→ What you should do
What do the lines from the top of the data through the line with "3], [1, 3], [2, 3]];" say? Quote them exactly and include both ends.

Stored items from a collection

####

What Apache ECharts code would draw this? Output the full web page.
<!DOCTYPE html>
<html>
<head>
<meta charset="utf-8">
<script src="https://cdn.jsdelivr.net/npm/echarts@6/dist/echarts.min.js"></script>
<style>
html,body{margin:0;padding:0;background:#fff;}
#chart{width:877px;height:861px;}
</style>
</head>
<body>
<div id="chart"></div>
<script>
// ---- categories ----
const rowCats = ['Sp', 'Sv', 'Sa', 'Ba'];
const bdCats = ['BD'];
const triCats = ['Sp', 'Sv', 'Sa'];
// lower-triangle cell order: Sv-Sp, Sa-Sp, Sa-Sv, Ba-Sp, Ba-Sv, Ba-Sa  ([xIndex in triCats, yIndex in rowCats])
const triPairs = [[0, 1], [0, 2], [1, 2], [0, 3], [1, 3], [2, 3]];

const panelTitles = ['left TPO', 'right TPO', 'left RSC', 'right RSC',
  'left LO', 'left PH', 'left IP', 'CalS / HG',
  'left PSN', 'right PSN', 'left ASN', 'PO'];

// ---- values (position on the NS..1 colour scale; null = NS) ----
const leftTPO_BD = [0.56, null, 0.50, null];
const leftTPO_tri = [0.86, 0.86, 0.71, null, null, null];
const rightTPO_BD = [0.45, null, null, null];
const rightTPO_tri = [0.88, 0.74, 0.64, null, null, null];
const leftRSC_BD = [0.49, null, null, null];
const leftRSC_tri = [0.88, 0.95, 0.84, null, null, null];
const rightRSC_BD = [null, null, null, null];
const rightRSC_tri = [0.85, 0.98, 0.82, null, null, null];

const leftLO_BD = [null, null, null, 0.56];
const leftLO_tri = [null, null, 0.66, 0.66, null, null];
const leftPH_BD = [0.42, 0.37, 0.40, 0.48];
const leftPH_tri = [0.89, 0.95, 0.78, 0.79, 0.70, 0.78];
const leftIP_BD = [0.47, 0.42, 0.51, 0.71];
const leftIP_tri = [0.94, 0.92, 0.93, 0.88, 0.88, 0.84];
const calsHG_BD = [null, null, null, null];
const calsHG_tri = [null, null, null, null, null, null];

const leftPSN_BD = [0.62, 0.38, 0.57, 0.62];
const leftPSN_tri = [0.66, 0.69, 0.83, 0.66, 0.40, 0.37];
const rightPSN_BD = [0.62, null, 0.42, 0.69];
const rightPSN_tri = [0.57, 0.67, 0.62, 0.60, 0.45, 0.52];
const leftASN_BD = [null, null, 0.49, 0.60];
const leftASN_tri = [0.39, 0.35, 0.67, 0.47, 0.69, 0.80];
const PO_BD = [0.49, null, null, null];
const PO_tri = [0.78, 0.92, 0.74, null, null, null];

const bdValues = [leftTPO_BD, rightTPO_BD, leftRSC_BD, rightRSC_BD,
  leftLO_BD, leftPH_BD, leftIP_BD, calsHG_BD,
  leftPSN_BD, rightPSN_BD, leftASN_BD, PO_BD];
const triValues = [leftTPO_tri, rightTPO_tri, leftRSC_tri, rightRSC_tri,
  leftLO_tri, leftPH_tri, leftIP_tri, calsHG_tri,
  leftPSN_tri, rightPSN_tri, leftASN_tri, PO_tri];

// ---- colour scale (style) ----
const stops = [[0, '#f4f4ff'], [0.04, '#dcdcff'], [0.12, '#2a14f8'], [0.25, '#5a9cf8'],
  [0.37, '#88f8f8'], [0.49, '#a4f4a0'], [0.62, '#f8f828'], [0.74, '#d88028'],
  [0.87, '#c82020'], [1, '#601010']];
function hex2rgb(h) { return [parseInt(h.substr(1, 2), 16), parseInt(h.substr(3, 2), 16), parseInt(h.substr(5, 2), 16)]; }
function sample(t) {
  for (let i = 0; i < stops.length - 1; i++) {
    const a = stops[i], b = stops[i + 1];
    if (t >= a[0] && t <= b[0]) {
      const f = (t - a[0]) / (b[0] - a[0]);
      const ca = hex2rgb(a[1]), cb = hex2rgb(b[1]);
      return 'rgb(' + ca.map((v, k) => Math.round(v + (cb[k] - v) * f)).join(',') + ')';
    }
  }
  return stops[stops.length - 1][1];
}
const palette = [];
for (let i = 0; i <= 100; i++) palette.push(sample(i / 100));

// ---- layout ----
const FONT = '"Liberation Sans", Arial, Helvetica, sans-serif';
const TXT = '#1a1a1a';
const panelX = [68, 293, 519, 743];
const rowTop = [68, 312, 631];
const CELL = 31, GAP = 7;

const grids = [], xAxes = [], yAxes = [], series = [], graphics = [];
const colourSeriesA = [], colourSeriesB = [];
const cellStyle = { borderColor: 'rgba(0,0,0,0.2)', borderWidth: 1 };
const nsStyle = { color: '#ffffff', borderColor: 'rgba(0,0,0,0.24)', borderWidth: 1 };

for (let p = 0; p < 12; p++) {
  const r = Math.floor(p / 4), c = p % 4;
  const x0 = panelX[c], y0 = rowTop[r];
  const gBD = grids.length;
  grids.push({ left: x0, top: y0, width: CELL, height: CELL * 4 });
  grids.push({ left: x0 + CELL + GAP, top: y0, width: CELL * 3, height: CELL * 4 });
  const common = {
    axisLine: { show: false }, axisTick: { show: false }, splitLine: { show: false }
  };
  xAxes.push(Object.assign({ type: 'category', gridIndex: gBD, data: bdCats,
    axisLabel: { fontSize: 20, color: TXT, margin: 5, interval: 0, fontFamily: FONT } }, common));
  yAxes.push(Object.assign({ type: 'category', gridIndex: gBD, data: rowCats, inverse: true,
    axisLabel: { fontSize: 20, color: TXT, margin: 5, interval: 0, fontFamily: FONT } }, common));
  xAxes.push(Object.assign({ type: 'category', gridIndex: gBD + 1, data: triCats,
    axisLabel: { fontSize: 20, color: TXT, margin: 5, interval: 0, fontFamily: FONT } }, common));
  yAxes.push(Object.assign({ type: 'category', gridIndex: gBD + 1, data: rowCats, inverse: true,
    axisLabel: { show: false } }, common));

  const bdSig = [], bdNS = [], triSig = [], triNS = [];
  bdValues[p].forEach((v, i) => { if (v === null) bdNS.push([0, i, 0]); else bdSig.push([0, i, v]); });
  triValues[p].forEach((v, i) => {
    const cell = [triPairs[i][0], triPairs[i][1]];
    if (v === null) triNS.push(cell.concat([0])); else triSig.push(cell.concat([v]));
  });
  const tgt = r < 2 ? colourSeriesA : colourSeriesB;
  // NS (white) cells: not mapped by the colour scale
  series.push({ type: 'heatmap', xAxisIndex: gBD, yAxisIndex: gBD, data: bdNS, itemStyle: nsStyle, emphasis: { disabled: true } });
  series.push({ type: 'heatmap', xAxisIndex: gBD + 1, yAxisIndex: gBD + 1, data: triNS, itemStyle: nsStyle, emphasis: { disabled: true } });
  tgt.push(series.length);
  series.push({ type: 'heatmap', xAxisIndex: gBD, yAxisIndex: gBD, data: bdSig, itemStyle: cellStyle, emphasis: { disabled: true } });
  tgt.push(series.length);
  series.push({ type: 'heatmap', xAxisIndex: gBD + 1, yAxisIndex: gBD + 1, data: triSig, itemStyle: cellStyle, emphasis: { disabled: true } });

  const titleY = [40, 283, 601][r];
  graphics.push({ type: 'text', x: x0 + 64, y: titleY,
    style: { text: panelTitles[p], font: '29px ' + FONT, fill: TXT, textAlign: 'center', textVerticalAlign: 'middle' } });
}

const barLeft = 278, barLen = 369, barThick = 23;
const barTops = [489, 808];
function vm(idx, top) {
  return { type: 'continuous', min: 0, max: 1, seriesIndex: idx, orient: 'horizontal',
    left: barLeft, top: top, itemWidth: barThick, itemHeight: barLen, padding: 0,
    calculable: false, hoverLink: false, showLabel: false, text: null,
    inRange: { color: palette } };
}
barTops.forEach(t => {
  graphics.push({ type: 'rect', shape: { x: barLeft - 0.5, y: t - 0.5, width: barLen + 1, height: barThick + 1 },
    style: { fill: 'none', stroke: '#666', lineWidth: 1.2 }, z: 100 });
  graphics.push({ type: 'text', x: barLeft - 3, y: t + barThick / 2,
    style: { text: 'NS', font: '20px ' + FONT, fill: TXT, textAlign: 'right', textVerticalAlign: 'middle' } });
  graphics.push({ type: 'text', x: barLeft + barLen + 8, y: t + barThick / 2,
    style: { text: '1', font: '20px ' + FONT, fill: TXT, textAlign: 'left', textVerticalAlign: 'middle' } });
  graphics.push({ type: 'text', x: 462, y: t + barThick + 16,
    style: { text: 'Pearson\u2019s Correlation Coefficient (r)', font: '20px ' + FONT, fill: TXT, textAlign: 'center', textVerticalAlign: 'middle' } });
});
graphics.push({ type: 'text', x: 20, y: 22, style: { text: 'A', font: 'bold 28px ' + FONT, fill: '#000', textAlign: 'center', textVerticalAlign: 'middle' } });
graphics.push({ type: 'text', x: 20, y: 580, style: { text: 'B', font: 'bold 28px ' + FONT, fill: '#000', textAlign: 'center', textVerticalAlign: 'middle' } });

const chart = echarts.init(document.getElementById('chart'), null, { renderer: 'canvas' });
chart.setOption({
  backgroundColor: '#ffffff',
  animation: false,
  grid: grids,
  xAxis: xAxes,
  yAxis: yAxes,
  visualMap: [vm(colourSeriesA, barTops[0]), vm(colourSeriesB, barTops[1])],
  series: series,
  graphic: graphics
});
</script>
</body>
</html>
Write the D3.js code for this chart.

####

→ Task answer
What Apache ECharts code would draw this? Output the full web page.
<!DOCTYPE html>
<html>
<head>
<meta charset="utf-8">
<script src="https://cdn.jsdelivr.net/npm/echarts@6/dist/echarts.min.js"></script>
<style>
html,body{margin:0;padding:0;background:#fff;}
#chart{width:877px;height:861px;}
</style>
</head>
<body>
<div id="chart"></div>
<script>
// ---- categories ----
const rowCats = ['Sp', 'Sv', 'Sa', 'Ba'];
const bdCats = ['BD'];
const triCats = ['Sp', 'Sv', 'Sa'];
// lower-triangle cell order: Sv-Sp, Sa-Sp, Sa-Sv, Ba-Sp, Ba-Sv, Ba-Sa  ([xIndex in triCats, yIndex in rowCats])
const triPairs = [[0, 1], [0, 2], [1, 2], [0, 3], [1, 3], [2, 3]];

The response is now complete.